Last Updated on March 29, 2020

The Toshiba tablet range has been a bit of a mixed bag thus far. The manufacturer certainly seems to have a knack for designing stylish, good-on-paper devices, but the promise often goes at least partially unfulfilled thanks to missing features, inconsistent quality and other flaws.

With the Toshiba Excite Pro, the company hopes a beefy new processor and impressive display will be enough to finally knock one out of the park.

Hands-On Impressions

On first blush, the Excite Pro looks the part of a premium device. It’s very well-made, and it feels solid and sturdy to hold. Unfortunately, the 10.3-by-7.0-by-0.4 inch, 1.4-pound device is also substantially thicker and heavier compared to tablets like the 2014 Samsung Galaxy Note 10.1 or Google’s Nexus 10.

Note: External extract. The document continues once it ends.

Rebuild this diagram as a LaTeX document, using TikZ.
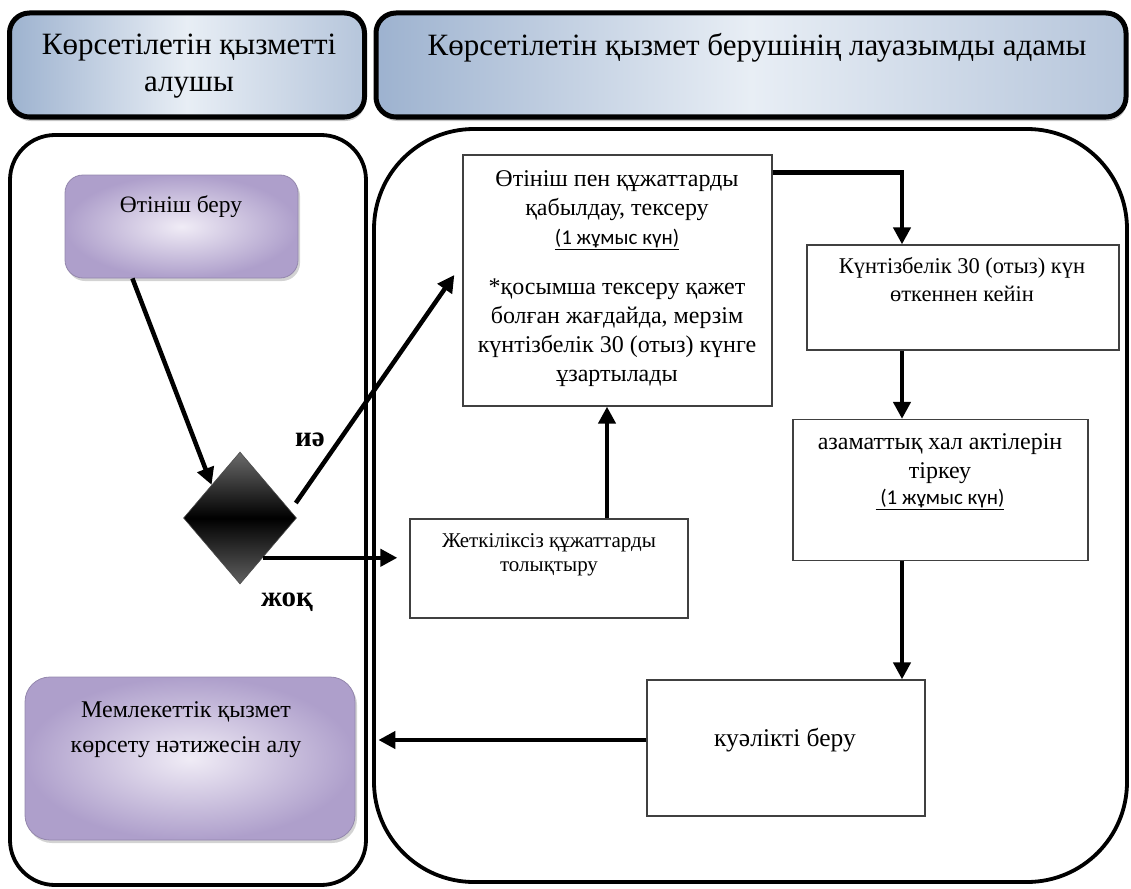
\documentclass[tikz,border=0pt]{standalone}
\usepackage{fontspec}
\setmainfont{Liberation Serif}
\newfontfamily\calib{Carlito}
\usetikzlibrary{shapes.geometric,arrows.meta,calc,shadows}
\definecolor{hdrdark}{HTML}{9DB2CF}
\definecolor{hdrlight}{HTML}{E8EEF5}
\definecolor{purdark}{HTML}{AE9FCB}
\definecolor{purlight}{HTML}{F0ECF6}
\begin{document}
\begin{tikzpicture}[x=1pt,y=-1pt,
  header/.style={draw=black, line width=5pt, rounded corners=20pt, left color=hdrdark, right color=hdrdark!75!white, middle color=hdrlight, inner sep=0pt,
    drop shadow={shadow xshift=1pt, shadow yshift=-4pt, opacity=0.45}},
  lane/.style={draw=black, line width=3.8pt, inner sep=0pt},
  purbox/.style={inner color=purlight, outer color=purdark, draw=purdark!85!black, line width=0.8pt, inner sep=0pt,
    drop shadow={shadow xshift=2pt, shadow yshift=-3pt, opacity=0.35}},
  stepbox/.style={draw=black!75, line width=1.3pt, fill=white, inner sep=0pt},
  txt/.style={align=center, inner sep=0pt, font=\fontsize{24}{29}\selectfont},
  hdrtxt/.style={align=center, inner sep=0pt, font=\fontsize{31}{37}\selectfont},
  lbl/.style={inner sep=0pt, font=\fontsize{29}{32}\selectfont\bfseries},
  arr/.style={line width=4.5pt, -{Triangle[width=17pt,length=17pt]}},
]
\useasboundingbox (0,0) rectangle (1131,888);

% headers
\node[header, minimum width=355pt, minimum height=104pt] (h1) at (187,65) {};
\node[header, minimum width=750pt, minimum height=104pt] (h2) at (751,65) {};
\node[hdrtxt] (h1t) at (189,66.5) {Көрсетілетін қызметті\\алушы};
\node[hdrtxt, anchor=center] (h2t) at (757,48) {Көрсетілетін қызмет берушінің лауазымды адамы};

% lanes
\node[lane, rounded corners=45pt, minimum width=356pt, minimum height=750pt] (laneL) at (188,510) {};
\node[lane, rounded corners=100pt, minimum width=753pt, minimum height=753pt] (laneR) at (750.5,505.5) {};

% purple boxes
\node[purbox, rounded corners=18pt, minimum width=233pt, minimum height=103pt] (ot) at (181.5,226.5) {};
\node[txt, font=\fontsize{23.5}{29}\selectfont] (ott) at (181,207) {Өтініш беру};
\node[purbox, rounded corners=25pt, minimum width=330pt, minimum height=163pt] (mem) at (190,758.5) {};
\node[txt, font=\fontsize{24}{35}\selectfont] (memt) at (186,730) {Мемлекеттік қызмет\\көрсету нәтижесін алу};

% decision
\node[diamond, aspect=0.856, minimum width=113pt, minimum height=132pt, inner sep=0pt,
      top color=black!58, bottom color=black!62, middle color=black, draw=black!70, line width=0.6pt] (dia) at (240,518) {};
\node[lbl] (ia) at (310,440) {иә};
\node[lbl] (jok) at (287,602) {жоқ};

% step boxes
\node[stepbox, minimum width=309pt, minimum height=251pt] (b1) at (617.5,280.5) {};
\node[txt] (b1t) at (617,278.5) {Өтініш пен құжаттарды\\қабылдау, тексеру\\{\calib\fontsize{21}{22}\selectfont\underline{(1 жұмыс күн)}}\\[21pt]*қосымша тексеру қажет\\болған жағдайда, мерзім\\күнтізбелік 30 (отыз) күнге\\ұзартылады};

\node[stepbox, minimum width=312pt, minimum height=105pt] (b2) at (963,297.5) {};
\node[txt, font=\fontsize{22.5}{28}\selectfont] (b2t) at (962,280) {Күнтізбелік 30 (отыз) күн\\өткеннен кейін};

\node[stepbox, minimum width=295pt, minimum height=141pt] (b3) at (940.5,490) {};
\node[txt] (b3t) at (940,471.5) {азаматтық хал актілерін\\тіркеу\\[-3pt]{\calib\fontsize{21}{22}\selectfont\underline{\ (1 жұмыс күн)}}};

\node[stepbox, minimum width=278pt, minimum height=99pt] (jet) at (549,568.5) {};
\node[txt, font=\fontsize{21}{24}\selectfont] (jett) at (549,555) {Жеткіліксіз құжаттарды\\толықтыру};

\node[stepbox, minimum width=278pt, minimum height=136pt] (b4) at (786,748) {};
\node[txt, font=\fontsize{25.5}{29}\selectfont] (b4t) at (785,740) {куәлікті беру};

% connectors
\coordinate (col) at (902,0);
\draw[arr] ($(ot.south west)!0.29!(ot.south east)$) -- (dia.north west);
\coordinate (iastart) at ($(dia.east)+(-1,-15)$);
\coordinate (iaend) at ($(b1.west)+(-8,-5.5)$);
\draw[arr] (iastart) -- (iaend);
\coordinate (jokstart) at ($(dia.east)!0.6!(dia.south)$);
\draw[arr] (jokstart) -- ([xshift=-12pt]jokstart -| jet.west);
\coordinate (jetup) at ($(jet.north)+(58,0)$);
\draw[arr] (jetup) -- (jetup |- b1.south);
\coordinate (b1out) at ($(b1.north east)+(0,18)$);
\draw[arr] (b1out) -| (col |- b2.north);
\draw[arr] (col |- b2.south) -- (col |- b3.north);
\draw[arr] (col |- b3.south) -- (col |- b4.north);
\coordinate (memin) at ($(mem.east)+(23,-18.5)$);
\draw[arr] (b4.west |- memin) -- (memin);
\end{tikzpicture}
\end{document}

The body is constructed from plastic, but the textured back feels pleasant.

Tablet Tour

The Toshiba Excite Pro’s layout is a little bit unorthodox. The top is reserved for a power button and dual microphones, while the right features only a lanyard connector. The bottom is entirely unused. The left edge, however, is packed to the brim.

There’s a standard 3.5-millimeter headphone jack, volume rocker and a power socket, along with a small hatch that conceals a microSD card slot, micro-HDMI port and a microUSB port.

Resolving the Details

One of Toshiba’s more impressive inclusions is that of a Retina-like, 2,560-by-1,600 display. The 10.1-inch panel is as sharp as you’d expect, and the picture is clean and vivid. Unfortunately, the mediocre 323-lux maximum brightness is a bit of a disappointment.

The Excite Pro is just the second tablet to include a Retina-like display, following in the footsteps of the Nexus 10, but it can’t quite match up to the Nexus’ brilliant panel in a head-to-head tablet comparison.

Under the Hood

As the very first tablet to include Nvidia’s Tegra 4 quad-core ARM Cortex A15 chip, you’d expect some seriously impressive performance. You’d be right, sort of. Comparing tablets, the Excite Pro generally outpaces the 2014 Galaxy Note 10.1 and the Nexus 10, delivering snappy performance and loading apps very quickly.

Unfortunately, much like the Galaxy, the Excite Pro seems to sputter unexpectedly on occasion. It also seems to be buggier than you’d expect from a premium device, which makes the steep price tag harder to swallow.

Tablet Roundup

The Toshiba Excite Pro is a fantastic tablet on paper. Unfortunately for Toshiba, that fantastic device didn’t quite manifest in reality. The performance hardware is a clear advantage compared to tablets in its class, but that advantage is undermined by the sheer bugginess of the device.

The display benefits from the ultra-high resolution, but both the Galaxy Note 10.1 and the Nexus 10 offer superior picture quality. Both are significantly lighter and thinner as well, and all three offer excellent build quality.

The Excite Pro ought to be tempting for hardcore gamers, but most other consumers can probably find better value and more consistent performance elsewhere.